Strange Story: Esther 1 Beauty Contests Were Not the Way They Chose Queens
In the book of Esther, why was a new queen not sought from one of the king’s other wives, or from the daughters of nobility?
It can be assumed that any king of ancient times, even kings of small city-states, would have had more than one wife. King Xerxes was no ordinary king. So it is safe to assume he had many wives. Why was one of these wives not elevated to the position of queen? All the most important nobles were already within the king’s inner circle, and many of his wives were likely daughters of these noblemen. But if a new queen needed to be sought from outside his own harem, why not seek one from among members of the nobility in his kingdom? That would have been the acceptable way to do things in ancient times.
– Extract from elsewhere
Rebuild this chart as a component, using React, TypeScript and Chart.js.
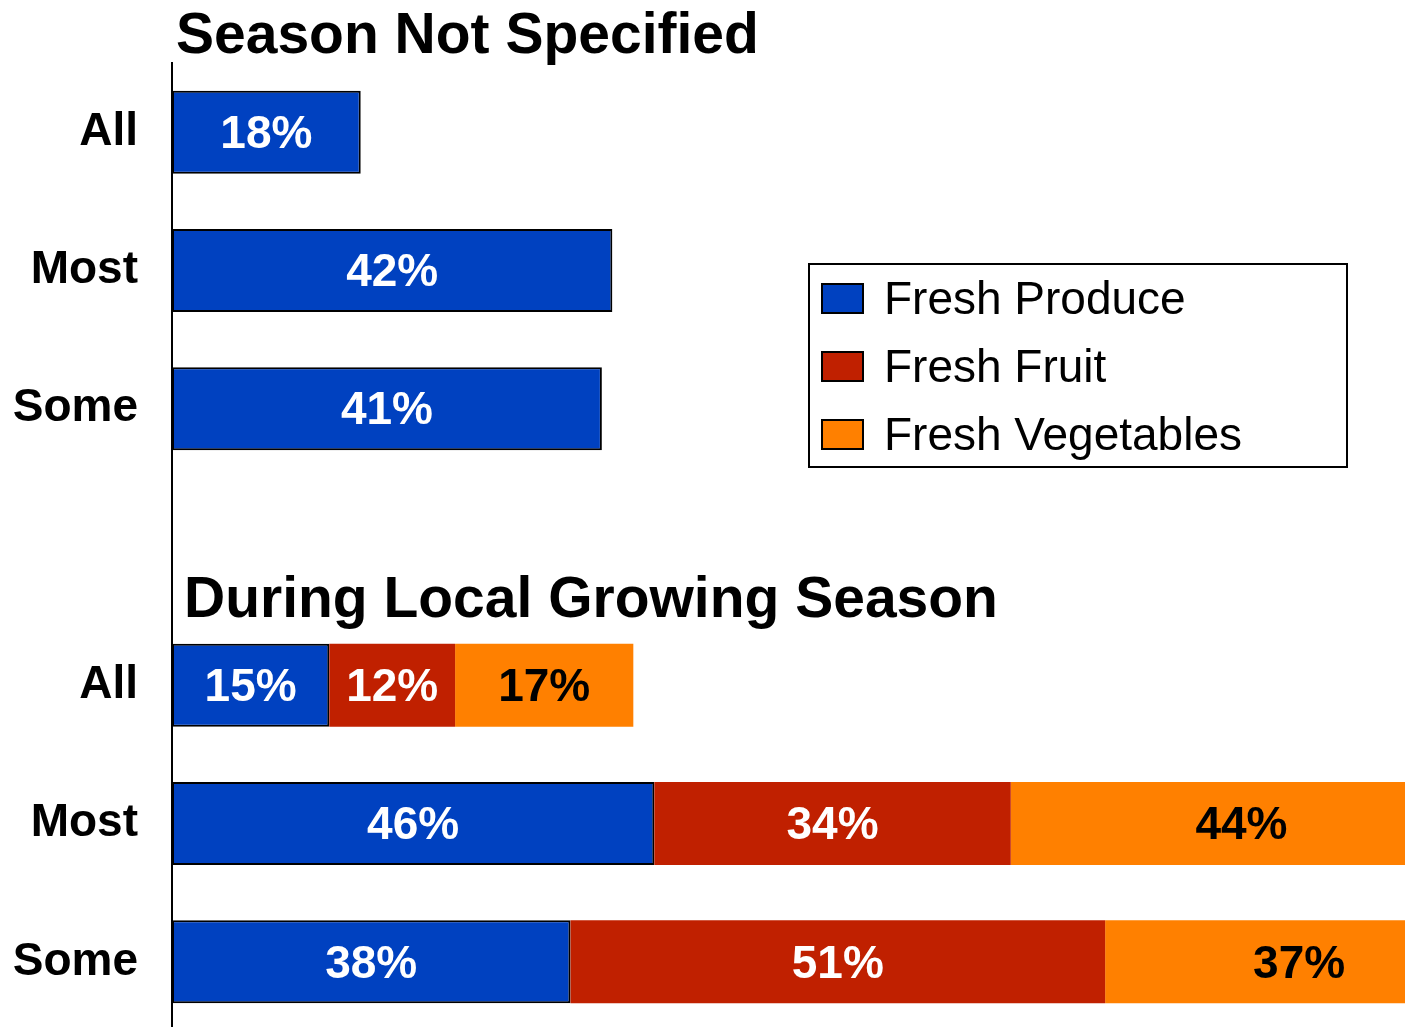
import React, { useEffect, useRef } from "react";
import { Chart, registerables } from "chart.js";

Chart.register(...registerables);

const categories = ["All", "Most", "Some", "", "All", "Most", "Some"];
const freshProduce = [18, 42, 41, null, 15, 46, 38];
const freshFruit = [null, null, null, null, 12, 34, 51];
const freshVegetables = [null, null, null, null, 17, 44, 37];
const seriesNames = ["Fresh Produce", "Fresh Fruit", "Fresh Vegetables"];
const sectionTitles = ["Season Not Specified", "During Local Growing Season"];

const BLUE = "#0041C0";
const RED = "#C02000";
const ORANGE = "#FF8000";
const FONT = '"Liberation Sans", Arial, sans-serif';

const labelPlugin = {
  id: "barLabels",
  afterDatasetsDraw(chart: any) {
    const ctx = chart.ctx;
    ctx.save();
    ctx.font = `bold 46px ${FONT}`;
    ctx.textAlign = "center";
    ctx.textBaseline = "middle";
    chart.data.datasets.forEach((ds: any, i: number) => {
      const meta = chart.getDatasetMeta(i);
      meta.data.forEach((el: any, j: number) => {
        const v = ds.data[j];
        if (v === null || v === undefined) return;
        const p = el.getProps(["x", "base", "y"], true);
        ctx.fillStyle = ds.labelColor;
        ctx.fillText(`${v}%`, (p.x + p.base) / 2, p.y + 3);
      });
    });
    ctx.restore();
  },
};

const decorPlugin = {
  id: "decor",
  afterDraw(chart: any) {
    const ctx = chart.ctx;
    ctx.save();
    // Section titles
    ctx.fillStyle = "#000";
    ctx.font = `bold 57px ${FONT}`;
    ctx.textAlign = "left";
    ctx.textBaseline = "alphabetic";
    ctx.fillText(sectionTitles[0], 176, 53);
    ctx.fillText(sectionTitles[1], 184, 617);

    // Legend
    ctx.fillStyle = "#fff";
    ctx.fillRect(809, 264, 538, 203);
    ctx.strokeStyle = "#000";
    ctx.lineWidth = 2;
    ctx.strokeRect(809, 264, 538, 203);
    ctx.font = `46px ${FONT}`;
    ctx.textBaseline = "middle";
    chart.data.datasets.forEach((ds: any, i: number) => {
      const cy = 298 + i * 68;
      ctx.fillStyle = ds.backgroundColor;
      ctx.fillRect(822, cy - 14, 41, 29);
      ctx.strokeStyle = "#000";
      ctx.lineWidth = 2;
      ctx.strokeRect(822, cy - 14, 41, 29);
      ctx.fillStyle = "#000";
      ctx.fillText(ds.label, 884, cy + 3);
    });
    ctx.restore();
  },
};

export default function App() {
  const ref = useRef<HTMLCanvasElement>(null);

  useEffect(() => {
    if (!ref.current) return;
    const chart = new Chart(ref.current, {
      type: "bar",
      data: {
        labels: categories,
        datasets: [
          {
            label: seriesNames[0],
            data: freshProduce,
            backgroundColor: BLUE,
            borderColor: "#000",
            borderWidth: 2,
            borderSkipped: false,
            labelColor: "#fff",
          } as any,
          {
            label: seriesNames[1],
            data: freshFruit,
            backgroundColor: RED,
            borderWidth: 0,
            labelColor: "#fff",
          } as any,
          {
            label: seriesNames[2],
            data: freshVegetables,
            backgroundColor: ORANGE,
            borderWidth: 0,
            labelColor: "#000",
          } as any,
        ],
      },
      options: {
        indexAxis: "y",
        responsive: false,
        animation: false,
        devicePixelRatio: 1,
        layout: { padding: { top: 63, bottom: 0, left: 0, right: 0 } },
        datasets: { bar: { categoryPercentage: 1, barPercentage: 0.6 } },
        plugins: {
          legend: { display: false },
          tooltip: { enabled: false },
          title: { display: false },
        },
        scales: {
          x: {
            stacked: true,
            min: 0,
            max: 117.6,
            display: false,
          },
          y: {
            stacked: true,
            grid: { display: false, drawTicks: false },
            border: { display: true, color: "#000", width: 2 },
            ticks: {
              color: "#000",
              padding: 34,
              font: { family: FONT, size: 46, weight: "bold", lineHeight: 1.0 },
            },
            afterFit(scale: any) {
              scale.width = 172;
              scale.paddingTop = 0;
              scale.paddingBottom = 0;
            },
          },
        },
      },
      plugins: [labelPlugin, decorPlugin],
    });
    return () => chart.destroy();
  }, []);

  return (
    <div
      style={{
        position: "fixed",
        top: 0,
        left: 0,
        width: 1405,
        height: 1027,
        overflow: "hidden",
        background: "#fff",
      }}
    >
      <canvas ref={ref} width={1405} height={1031} style={{ display: "block" }} />
    </div>
  );
}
This beauty contest idea was very strange, and not typical of ancient practices. Back then it was all about who you know and who you are connected with. You didn’t just bring in a total stranger and make her the queen simply because she had physical beauty. Many women could be found who had a lovely appearance, but not all of them would make a good queen.
Three reasons come to mind (although the last two are related):
1. Their culture had become obsessed with physical beauty.
2. The king could not trust the daughters of nobility because of the growing popularity of feminism.
3. This was a test of character, not just a beauty contest.
Allow me to go over these three points in more detail.
Their culture had become obsessed with physical beauty.
There are a few indications that this may have been the case. Vashti is described as very beautiful and the king wanted to bring her from her own banquet to his banquet to show off her beauty. Then the fact that the king’s attendants suggested a beauty contest implies that the culture as a whole was fixated on physical beauty to the extent that people thought a queen was nothing more than a trophy. However, in reality the queen, even in ancient times, had influence; she was a role model for the women and she often helped raise the next king. However, if this interpretation is true, they seemed to be willing sacrifice everything else on the altar of physical beauty.
The girls taken to the king were probably about 13 or 14 years old. While girls that young were able to bear children, they were not as voluptuous as women in their twenties and thirties. But the men of those ancient cultures were accustomed to receiving wives that were very young, and they could look at the beauty she displayed at age 14 and see what her beauty would probably be like in her twenties and thirties. As we read the book of Esther we need to picture these girls being very young and their bodies being close to the same when it comes to level of development.
Many cultures of modern time are likewise fixated on physical beauty. This has probably always been the case, but the advent of photography, television, movies, internet pornography, social media and the internet in general, and cell phones with the capability to take good pictures and videos have contributed to making our culture seemingly more obsessed with physical beauty than those before us. If nothing else, we have much more access to images of beautiful women than any culture before us.
The king could not trust the daughters of nobility because of the growing popularity of feminism.
If this was true, then almost all the females, especially among the nobility, were already heading the direction that Vashti was headed; she simply gave it a voice more clearly than the others had. Therefore the king did not know if he could trust any of the daughters of nobility. The king’s attending servants knew what was going on among the women and therefore made the suggestion that is recorded in Esther 2:2-4,
If the situation was bad enough that a major change was made in how decisions of this nature were processed, we should know that what we call feminism was becoming widespread. We can also assume that it was growing most quickly among the upper class.
In Esther 1:16-20 we have the speech given by Memucan about this “feminism” problem. The fact that the other nobles and officials agreed with him tells me that they saw what was happening in their culture and even in their own homes, but they felt helpless to stem the tide.
The fact that Vashti chose to refuse the order of the king was shocking for her time. I imagine that at her own banquet she had been raving against the abuses of men, so when the call came for her to present herself to the drunken horde of men, she felt she had to refuse or be a hypocrite.
Maybe none of his other wives had the right attitude, but rather all of them were in agreement with Vashti. If this were the situation in Persia at that time, it would explain why the winner of this contest would become the queen rather than any of the wives he already had.
This means that most, if not all of the beautiful virgins that were made part of the “contest” were from the middle and lower classes, not the upper class. That was revolutionary for its time.
But we must remember that all the girls that had gone to be with the king became his concubines, and if I understand correctly, in that entire region of the world in those days, the sons of the concubines did not get any inheritance. The noblemen probably saw the beauty contest as a big risk. They did not want their daughter to end up as a simple concubine of the king with no prestige and no inheritance for her sons. They preferred to arrange a marriage for their daughter with someone who would be sure to give her a relatively prestigious future – the son of another nobleman. Therefore, I envision the noblemen quickly arranging to give their daughters in marriage before they could be taken to the citadel to become part of this contest and probably a lowly concubine. Meanwhile, for the poor or middle class, it was like playing the lottery – the chances of winning were slim, but the pay out was big if she became queen.
This was not a beauty contest, it was a test of character.